Our architect only had opinions to offer about the technology. If we had listened to that, it would have been more expensive in purchase and consumption.
 

ludwig88sta

2019-12-17 10:42:10
  • #5


Good post!

Still a few questions for understanding: why does a gas heating system not affect consumption in case of planning errors? What do you mean by planning errors? That you take a heating system that is too big or too small? Yes, I imagine that is also difficult with a heat pump, installing the right one (in terms of capacity/size).

But because you also mentioned underfloor heating. I can operate that well with both gas heating and the air-water heat pump, right?

Oh yes, and why do some general contractors install rather poor heat pumps and save on insulation? Poor insulation means that the heat pump has to work harder (switching on the electric heater earlier, etc.) and then no more nice consumption figures on paper?

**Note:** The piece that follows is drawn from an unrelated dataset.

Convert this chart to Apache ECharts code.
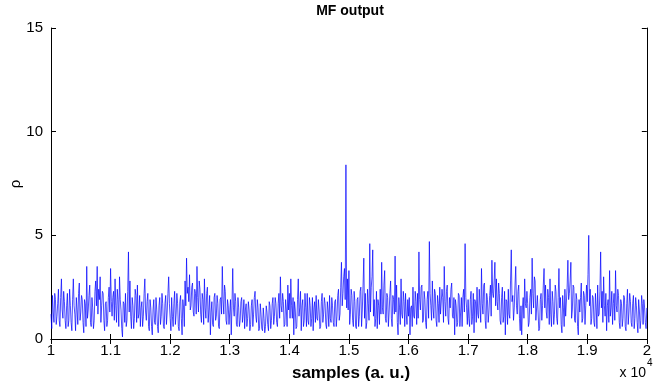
<!DOCTYPE html>
<html><head><meta charset="utf-8">
<script src="https://cdn.jsdelivr.net/npm/echarts@6/dist/echarts.min.js"></script>
<style>html,body{margin:0;padding:0;background:#fff}#c{width:654px;height:386px}</style>
</head><body><div id="c"></div>
<script>
// sample positions: first sample and spacing between read-off points
const xStart = 10000, xStep = 12.5;
// rho values, one pair of arrays per 0.1e4 interval
// (segNN = points on the 25-sample grid, midNN = points halfway between them)
const seg10 = [1.2,2.1,0.8,1.9,1.1,2.4,0.6,2.9,1.0,1.8,0.5,2.2,0.9,1.6,0.4,2.9,1.2,2.0,0.7,2.7,1.3,1.9,0.3,1.7,3.5,1.4,2.6,0.6,1.5,0.9,2.8,3.5,2.4,3.0,1.6,2.2,0.4,1.8,0.9,2.5];
const mid10 = [0.5,1.3,2.2,0.7,1.7,0.9,2.0,1.4,2.3,0.9,1.6,0.6,2.4,0.8,1.9,1.6,0.4,1.4,2.2,0.9,2.1,0.8,1.9,0.6,1.0,2.1,0.8,2.0,0.5,2.3,1.6,1.2,1.9,0.8,2.3,0.9,1.7,0.6,2.0,1.3];
const seg11 = [3.4,1.1,2.3,2.9,0.8,1.9,3.0,1.4,0.1,1.7,2.2,0.9,4.2,2.8,0.5,1.6,1.0,2.1,2.6,1.2,0.6,1.8,1.1,2.9,0.9,2.2,0.4,1.5,0.2,1.9,0.7,1.4,0.3,2.0,1.1,1.7,0.5,2.1,1.3,3.0];
const mid11 = [1.8,2.0,0.9,1.6,2.4,0.6,1.9,0.5,1.8,0.8,0.6,2.3,1.3,1.1,2.0,0.5,2.4,0.8,1.0,2.1,1.5,0.6,2.2,1.3,1.8,0.6,1.9,0.6,1.4,0.8,2.0,0.6,1.6,0.7,2.2,0.6,1.7,0.7,2.2,1.7];
const seg12 = [1.0,2.0,0.6,2.3,1.2,1.7,0.4,2.1,0.2,1.5,2.8,3.9,2.5,3.1,1.6,2.7,1.1,2.2,3.5,1.3,2.4,0.8,1.9,2.9,1.0,2.5,1.4,0.2,1.8,0.6,2.2,1.1,1.7,0.5,2.0,3.5,1.2,2.3,0.7,1.6];
const mid12 = [0.4,1.1,1.7,0.7,2.2,0.6,1.8,1.0,1.9,0.6,1.6,2.2,1.8,1.4,2.5,1.3,2.4,1.2,2.0,2.8,1.2,2.2,0.7,1.5,2.2,0.8,2.1,1.3,0.7,2.0,0.9,2.1,0.6,1.9,1.2,1.9,2.6,0.9,1.9,0.7];
const seg13 = [1.3,0.2,3.4,1.1,1.8,0.6,1.5,0.9,2.0,1.2,0.5,1.7,1.0,1.4,0.7,1.9,1.2,2.3,0.8,1.5,0.5,1.2,0.4,1.0,0.6,1.3,0.4,1.6,0.9,2.0,1.1,1.7,0.6,2.2,3.0,1.3,1.8,0.7,1.4,2.6];
const mid13 = [1.9,1.6,1.5,2.2,0.7,2.0,0.6,1.8,0.8,1.9,1.4,0.6,1.8,0.4,1.6,0.6,2.0,1.1,1.9,0.4,1.7,0.5,1.5,0.3,1.6,0.7,1.8,0.5,1.7,0.7,2.0,0.8,1.7,1.0,1.6,2.2,0.6,1.9,0.6,1.4];
const seg14 = [2.2,2.9,1.0,0.2,1.4,0.6,2.9,1.5,0.4,1.9,0.9,1.5,2.2,0.7,1.6,1.0,0.4,1.8,2.1,0.9,1.4,0.6,2.2,1.2,1.7,0.5,1.4,2.1,0.8,1.6,0.6,1.9,1.1,2.4,1.2,3.7,2.2,3.4,8.4,2.9];
const mid14 = [1.0,1.6,2.0,1.8,0.5,1.9,1.1,2.3,1.6,0.6,2.2,0.6,0.9,2.0,0.6,2.0,1.5,0.8,1.0,1.9,0.5,1.8,0.8,2.0,0.7,1.8,0.6,1.0,2.0,0.8,1.8,0.6,2.1,0.9,2.5,1.6,3.0,1.9,1.5,1.4];
const seg15 = [3.3,1.2,2.1,0.6,1.8,0.5,2.0,1.1,2.5,1.4,3.9,2.2,0.8,1.7,4.6,2.5,4.3,1.9,1.0,0.5,1.6,2.4,3.7,1.2,3.3,0.8,2.0,1.3,2.8,0.6,1.9,4.0,2.6,0.2,1.5,2.9,1.0,1.8,2.2,0.7];
const mid15 = [0.7,2.4,0.9,2.3,0.6,1.9,0.6,2.3,0.6,2.6,1.0,0.5,2.4,0.9,1.3,3.0,1.1,0.6,2.3,1.9,0.7,1.2,1.5,2.6,1.0,2.2,0.6,2.2,1.0,2.1,1.2,1.3,0.8,2.0,0.7,1.2,2.3,0.6,1.2,1.9];
const seg16 = [1.1,0.2,1.6,2.5,1.0,1.8,2.2,4.2,1.4,2.6,0.9,1.9,0.5,2.3,4.7,1.6,2.8,1.0,2.2,0.6,1.7,2.5,1.2,2.0,3.5,1.1,2.6,0.7,1.5,2.7,1.0,0.2,1.6,0.8,2.1,1.3,0.6,2.4,4.6,1.5];
const mid16 = [2.0,1.5,0.6,1.1,2.3,0.7,1.0,1.9,2.5,0.8,2.3,0.8,1.9,1.0,2.2,0.9,1.5,2.4,0.9,2.1,0.8,1.2,2.4,0.8,1.8,2.3,1.0,2.0,2.4,1.1,2.0,1.9,0.6,2.2,0.6,2.0,2.0,1.3,2.0,0.7];
const seg17 = [1.9,0.6,2.3,1.1,0.3,1.8,2.5,1.0,1.6,3.4,1.2,2.7,0.5,1.9,1.3,2.6,3.8,2.0,3.7,2.9,1.4,2.2,0.7,2.5,1.1,0.2,1.8,2.4,1.0,4.3,2.1,1.5,3.5,1.2,2.6,0.4,0.2,2.0,2.9,1.5];
const mid17 = [1.0,1.9,0.7,2.2,1.9,0.8,1.2,2.4,0.8,1.7,2.6,0.9,2.2,0.8,2.1,1.1,2.2,2.8,1.6,1.8,2.7,0.9,2.0,0.8,2.3,1.9,0.7,1.2,2.8,1.8,0.9,2.6,1.6,2.3,1.0,1.6,1.5,1.0,1.7,2.3];
const seg18 = [1.7,0.8,2.4,3.9,1.5,2.8,0.9,1.3,0.5,2.2,1.6,3.4,2.6,1.0,2.0,2.9,0.6,1.8,1.2,2.3,0.7,3.4,2.0,0.3,1.5,2.4,1.1,3.8,2.2,3.7,1.4,2.5,0.8,1.9,0.2,1.3,2.7,1.0,2.1,1.6];
const mid18 = [0.6,2.0,1.2,2.2,3.0,0.9,2.1,0.4,1.9,0.9,2.6,1.5,1.3,2.4,0.7,1.2,2.3,0.7,2.6,1.0,2.0,1.5,0.7,2.1,0.6,1.1,2.5,1.9,2.8,1.0,2.6,0.9,2.2,0.6,1.9,2.0,0.8,2.3,0.7,2.6];
const seg19 = [1.8,5.0,2.4,1.0,2.0,0.6,1.5,2.6,1.2,4.2,2.3,3.0,1.1,0.4,1.9,3.3,1.5,0.7,2.2,3.3,1.3,2.1,0.5,1.7,1.0,2.0,0.4,2.4,1.3,1.8,0.6,2.1,1.0,1.6,0.3,1.4,0.9,1.7,1.9,0.8,1.5];
const mid19 = [3.1,1.6,0.7,2.1,0.8,2.2,0.5,1.1,2.3,1.5,0.8,1.6,2.2,1.6,0.8,1.1,2.3,1.7,0.9,1.6,2.4,0.8,1.9,0.6,2.1,0.6,1.7,0.7,2.2,0.8,1.7,0.5,2.0,0.8,1.9,0.5,2.1,0.7,1.5,0.5];
const xTickLabels = ['1','1.1','1.2','1.3','1.4','1.5','1.6','1.7','1.8','1.9','2'];
const yTickLabels = ['0','5','10','15'];

const segs = [seg10,seg11,seg12,seg13,seg14,seg15,seg16,seg17,seg18,seg19];
const mids = [mid10,mid11,mid12,mid13,mid14,mid15,mid16,mid17,mid18,mid19];
const rho = [];
segs.forEach((s, k) => {
  s.forEach((v, i) => { rho.push(v); if (i < mids[k].length) rho.push(mids[k][i]); });
});
const data = rho.map((v,i)=>[xStart + xStep*i, v]);

const FONT = "'Liberation Sans', Arial, Helvetica, sans-serif";
const chart = echarts.init(document.getElementById('c'), null, {renderer:'canvas'});
const xCommon = {
  type:'value', min:10000, max:20000, interval:1000,
  axisLine:{show:true, lineStyle:{color:'#000', width:1}},
  axisTick:{show:true, inside:true, length:5, lineStyle:{color:'#000'}},
  splitLine:{show:false}
};
const yCommon = {
  type:'value', min:0, max:15, interval:5,
  axisLine:{show:true, lineStyle:{color:'#000', width:1}},
  axisTick:{show:true, inside:true, length:5, lineStyle:{color:'#000'}},
  splitLine:{show:false}
};
chart.setOption({
  animation:false,
  backgroundColor:'#fff',
  grid:{left:51, right:4, top:28, bottom:47, containLabel:false},
  xAxis:[
    Object.assign({}, xCommon, {position:'bottom',
      axisLabel:{show:true, margin:4, color:'#000', fontSize:15, fontFamily:FONT,
        formatter:(v)=>xTickLabels[Math.round((v-10000)/1000)]}}),
    Object.assign({}, xCommon, {position:'top', axisLabel:{show:false}})
  ],
  yAxis:[
    Object.assign({}, yCommon, {position:'left',
      axisLabel:{show:true, margin:8, color:'#000', fontSize:15, fontFamily:FONT,
        formatter:(v)=>yTickLabels[Math.round(v/5)]}}),
    Object.assign({}, yCommon, {position:'right', axisLabel:{show:false}})
  ],
  series:[{
    type:'line', data:data, xAxisIndex:0, yAxisIndex:0,
    showSymbol:false, symbol:'none', sampling:null,
    lineStyle:{color:'#0000ff', width:0.7}
  }],
  graphic:[
    {type:'text', style:{text:'MF output', x:350, y:11, fill:'#000',
      font:"bold 14px 'Liberation Sans', Arial, sans-serif", textAlign:'center', textVerticalAlign:'middle'}},
    {type:'text', style:{text:'samples (a. u.)', x:351, y:373, fill:'#000',
      font:"bold 17px 'Liberation Sans', Arial, sans-serif", textAlign:'center', textVerticalAlign:'middle'}},
    {type:'text', rotation:Math.PI/2, x:16, y:184, style:{text:'ρ', x:0, y:0, fill:'#000',
      font:"15px 'Liberation Sans', Arial, sans-serif", textAlign:'center', textVerticalAlign:'middle'}},
    {type:'text', style:{text:'x 10', x:646, y:373, fill:'#000',
      font:"14px 'Liberation Sans', Arial, sans-serif", textAlign:'right', textVerticalAlign:'middle'}},
    {type:'text', style:{text:'4', x:647, y:363, fill:'#000',
      font:"10px 'Liberation Sans', Arial, sans-serif", textAlign:'left', textVerticalAlign:'middle'}}
  ]
});
</script>
</body></html>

What do you mean by "the builder should take care of / monitor the heat pump"? The correct subsequent configuration or during the selection?
 

boxandroof

2019-12-17 10:45:51
  • #6
With heat pumps, you can do a lot wrong. Buffer tanks and especially poorly planned underfloor heating. Just google it.. there are hundreds of posts.

With gas, you simply increase the temperature of the heating and that's it. With a heat pump, every degree costs efficiency. In addition, heat pumps are often operated incorrectly: heating rod, wrong heating curve, etc. These are all risks that don't really exist with gas.

I am absolutely pro-heat pump, but heat pumps are unfortunately not a walk in the park.